The chat template approach is the most robust. In llama.cpp and Ollama, custom Modelfile or GGUF metadata can override the default template. In vLLM or Hugging Face Transformers, you can pass a modified chat_template string directly to tokenizer.apply_chat_template().

Comparison with Alternatives

Qwen3-30B-A3B handles this cleanly at the template level. DeepSeek-R1 uses <think> tags and can be partially controlled by prefilling the assistant turn with a non-thinking token. Gemma 4 currently lacks documented parity with either approach for system-level toggling.

Who Should Care

This matters primarily to developers building applications on top of locally-hosted Gemma 4 models where reasoning token generation has real cost implications — either in latency or token budget. If you're running Gemma 4 27B via Ollama, llama.cpp, or vLLM for tasks like classification, short-form Q&A, or structured data extraction, unnecessary thinking tokens add 200-800 tokens of overhead per request with no benefit.
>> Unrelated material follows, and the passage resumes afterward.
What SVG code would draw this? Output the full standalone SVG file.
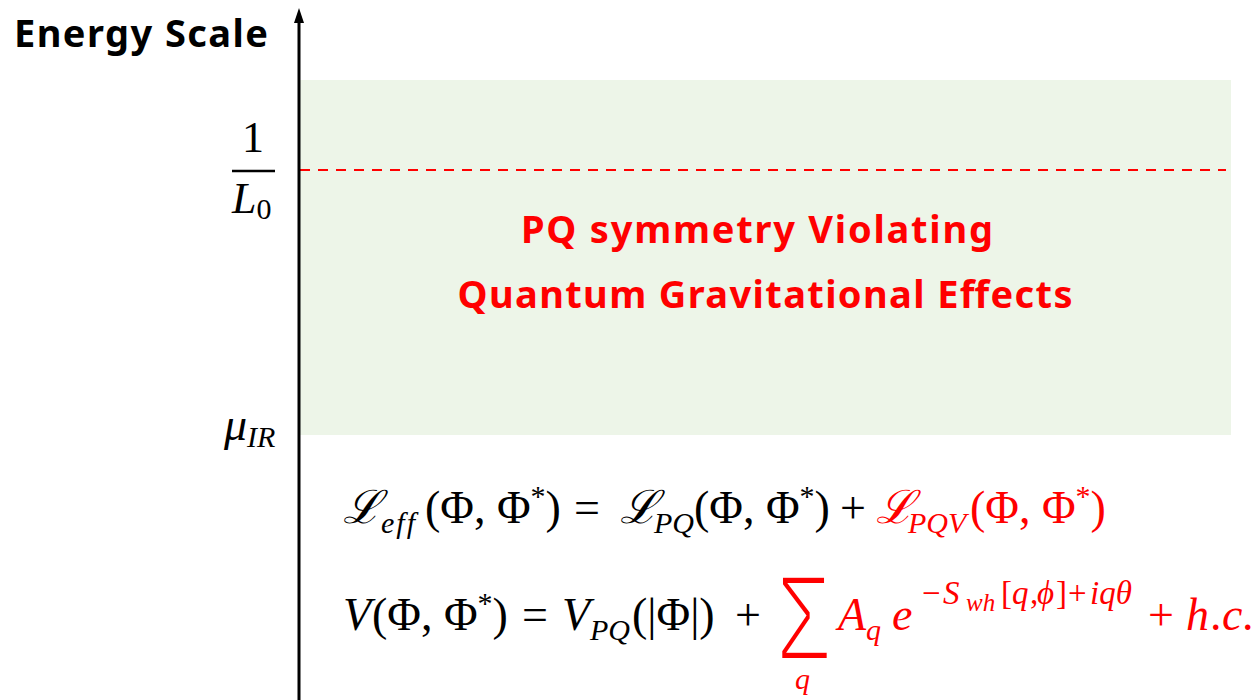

Teams using OpenAI-compatible API wrappers (LiteLLM, LocalAI, Ollama's REST API) are most affected since they can't easily inject per-message template modifications without middleware. ML engineers fine-tuning Gemma 4 for specific tasks may want to address this during the fine-tuning phase by controlling whether thinking tokens appear in training data.

What To Do This Week

If you need to suppress thinking tokens in Gemma 4 27B today, try modifying the chat template directly. First, extract the current template:

from transformers import AutoTokenizer tok = AutoTokenizer.from_pretrained("google/gemma-4-27b-it") print(tok.chat_template)

Then locate where user content is inserted and prepend <thought off> conditionally. For Ollama users, edit your Modelfile:

TEMPLATE """{{ if .System }}<start_of_turn>user <thought off> {{ .System }}<end_of_turn> {{ end }}..."""

Test with the /api/chat endpoint and verify reasoning tokens are absent in the response. Track the upstream issue at the Gemma community forums or the google/gemma-4-27b-it Hugging Face repo for an official toggle mechanism.